Dotti and I felt lucky to have the others decide to end the evening at our hotel. We were all beat and ready for sleep. Not wanting the night to end, I insisted that we all enjoy a nightcap at the Hilton’s lounge before calling it a night. Entering the lounge there was a large fan running to our left. Apparently the rug covering the floor leading into the lounge had gotten wet. Being late, the management felt secure in running the loud thing in order to dry the rug.  It was obviously near dry as it lifted in the fan’s breeze. Mike led the group and when he spotted the rug waving, he wiggled his hands as a magician would. We all laughed and moved on. We entered the bar area. It was not much at all. We sat at a long table that had a disco ball rotating slowly above it. We chatted awhile and ordered drinks.

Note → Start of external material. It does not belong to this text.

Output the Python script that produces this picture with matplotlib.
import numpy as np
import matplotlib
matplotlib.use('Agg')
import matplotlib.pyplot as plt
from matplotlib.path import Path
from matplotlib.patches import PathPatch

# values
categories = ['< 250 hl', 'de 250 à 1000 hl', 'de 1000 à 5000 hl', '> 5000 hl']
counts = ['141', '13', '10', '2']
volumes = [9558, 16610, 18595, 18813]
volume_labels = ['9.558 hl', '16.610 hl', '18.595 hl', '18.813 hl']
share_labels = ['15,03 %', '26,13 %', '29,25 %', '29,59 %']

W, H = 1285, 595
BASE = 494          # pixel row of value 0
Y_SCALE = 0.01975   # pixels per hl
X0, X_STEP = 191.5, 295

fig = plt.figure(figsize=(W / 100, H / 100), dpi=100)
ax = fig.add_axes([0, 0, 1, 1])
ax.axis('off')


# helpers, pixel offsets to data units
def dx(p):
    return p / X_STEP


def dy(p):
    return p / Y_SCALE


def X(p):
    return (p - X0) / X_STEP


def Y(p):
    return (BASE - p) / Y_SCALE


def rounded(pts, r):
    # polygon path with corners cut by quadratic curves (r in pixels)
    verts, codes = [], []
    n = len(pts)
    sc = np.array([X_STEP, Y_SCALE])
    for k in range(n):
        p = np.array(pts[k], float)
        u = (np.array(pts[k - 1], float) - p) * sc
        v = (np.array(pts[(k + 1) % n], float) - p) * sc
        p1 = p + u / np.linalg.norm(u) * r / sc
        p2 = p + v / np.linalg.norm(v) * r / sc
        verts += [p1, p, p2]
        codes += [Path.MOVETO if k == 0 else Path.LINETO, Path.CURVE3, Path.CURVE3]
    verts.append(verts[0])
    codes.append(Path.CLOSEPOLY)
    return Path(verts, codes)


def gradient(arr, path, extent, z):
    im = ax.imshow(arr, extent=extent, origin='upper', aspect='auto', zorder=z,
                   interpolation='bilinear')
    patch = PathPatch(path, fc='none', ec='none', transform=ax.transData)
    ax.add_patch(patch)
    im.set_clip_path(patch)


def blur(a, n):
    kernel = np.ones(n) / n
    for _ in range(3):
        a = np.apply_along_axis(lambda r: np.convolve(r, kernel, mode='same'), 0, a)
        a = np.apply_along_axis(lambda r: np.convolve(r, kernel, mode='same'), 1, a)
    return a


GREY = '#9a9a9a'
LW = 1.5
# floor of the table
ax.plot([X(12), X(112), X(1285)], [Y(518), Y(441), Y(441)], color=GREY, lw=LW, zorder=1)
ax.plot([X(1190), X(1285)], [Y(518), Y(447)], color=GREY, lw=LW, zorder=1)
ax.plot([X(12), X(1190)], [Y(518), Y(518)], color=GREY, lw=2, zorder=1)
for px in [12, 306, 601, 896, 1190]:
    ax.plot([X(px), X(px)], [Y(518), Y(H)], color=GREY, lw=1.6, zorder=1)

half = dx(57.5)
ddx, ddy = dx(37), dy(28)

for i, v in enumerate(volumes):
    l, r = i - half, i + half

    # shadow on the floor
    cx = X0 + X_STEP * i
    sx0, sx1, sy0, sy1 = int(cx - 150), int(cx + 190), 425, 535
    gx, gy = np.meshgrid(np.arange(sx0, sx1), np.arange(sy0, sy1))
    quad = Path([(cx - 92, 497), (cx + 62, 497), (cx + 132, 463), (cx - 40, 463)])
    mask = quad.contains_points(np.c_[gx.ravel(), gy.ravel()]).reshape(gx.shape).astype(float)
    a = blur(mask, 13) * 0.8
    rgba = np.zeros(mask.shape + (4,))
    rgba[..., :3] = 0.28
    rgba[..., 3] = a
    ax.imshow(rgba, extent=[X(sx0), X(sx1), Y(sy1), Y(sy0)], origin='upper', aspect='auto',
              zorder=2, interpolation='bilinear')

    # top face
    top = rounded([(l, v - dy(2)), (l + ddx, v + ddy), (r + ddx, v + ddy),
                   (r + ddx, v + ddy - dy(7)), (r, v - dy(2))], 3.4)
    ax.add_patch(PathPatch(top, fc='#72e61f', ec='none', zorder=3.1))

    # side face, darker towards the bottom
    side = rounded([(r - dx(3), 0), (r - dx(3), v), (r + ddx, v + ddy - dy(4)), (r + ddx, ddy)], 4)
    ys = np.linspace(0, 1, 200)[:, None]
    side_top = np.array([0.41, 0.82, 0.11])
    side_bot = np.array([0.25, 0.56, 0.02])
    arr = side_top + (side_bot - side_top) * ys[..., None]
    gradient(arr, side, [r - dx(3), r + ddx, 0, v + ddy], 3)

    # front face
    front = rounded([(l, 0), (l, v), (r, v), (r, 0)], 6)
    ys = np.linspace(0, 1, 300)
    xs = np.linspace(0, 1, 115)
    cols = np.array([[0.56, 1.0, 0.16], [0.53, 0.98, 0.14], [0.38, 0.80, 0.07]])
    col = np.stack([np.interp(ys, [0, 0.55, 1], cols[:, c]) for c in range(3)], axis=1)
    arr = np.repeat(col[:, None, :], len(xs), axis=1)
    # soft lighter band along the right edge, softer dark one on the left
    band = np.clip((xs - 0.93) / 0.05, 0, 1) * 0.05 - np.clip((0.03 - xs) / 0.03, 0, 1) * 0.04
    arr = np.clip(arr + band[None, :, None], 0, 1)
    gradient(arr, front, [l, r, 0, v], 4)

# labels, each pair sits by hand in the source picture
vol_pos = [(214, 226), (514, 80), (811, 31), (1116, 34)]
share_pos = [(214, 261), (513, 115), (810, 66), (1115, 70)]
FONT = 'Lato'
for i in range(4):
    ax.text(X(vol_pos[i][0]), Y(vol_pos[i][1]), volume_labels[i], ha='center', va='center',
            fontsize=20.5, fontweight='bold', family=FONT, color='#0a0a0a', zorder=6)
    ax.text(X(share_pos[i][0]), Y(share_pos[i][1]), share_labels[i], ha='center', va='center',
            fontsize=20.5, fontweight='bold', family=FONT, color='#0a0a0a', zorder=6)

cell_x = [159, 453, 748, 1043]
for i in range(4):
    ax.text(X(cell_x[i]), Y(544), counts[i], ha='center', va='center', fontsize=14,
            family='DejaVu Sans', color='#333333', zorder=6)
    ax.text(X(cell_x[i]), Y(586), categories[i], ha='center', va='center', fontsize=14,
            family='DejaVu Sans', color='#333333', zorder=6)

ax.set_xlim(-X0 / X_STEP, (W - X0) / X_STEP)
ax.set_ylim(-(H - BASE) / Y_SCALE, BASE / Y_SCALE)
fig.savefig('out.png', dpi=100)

I ordered a 7 and 7. When the drinks arrived I raised my glass up to toast all my good friends. Just as my glass caught the rays of the disco ball it all came back to me. Immediately, I shouted to Dave, “Dave! St. Charles cemetery, 1972, section 2, I told you about this night! About Mike, MaryJoe, Dotti, Tina! Remember?”  His jaw dropped and he turned pale as a ghost.

            Mike, being known as somewhat of a psychic himself, thought nothing of the déjà vu. Apparently he experienced them all the time and the others just let it roll off their backs.  Conversation and our good-nights went as expected except for Dave and I.

            When we left the bar to leave Mike made mention that the rug wasn’t waving. It was too heavy with water to do so. We thought absolutely nothing of that. In fact, that very important item did not strike me until years later when I remembered that, as I was waking from my dream back in 1972, when I said I could stop the rug from waving by just saying so.  I did.  I had affected that present situation after we all had seen a drier rug being lifted in the fan’s breeze. I affected that change 9 years earlier. It took affect, however, not until after the déjà vu.

            Why? How?  I’m still seeking the answer.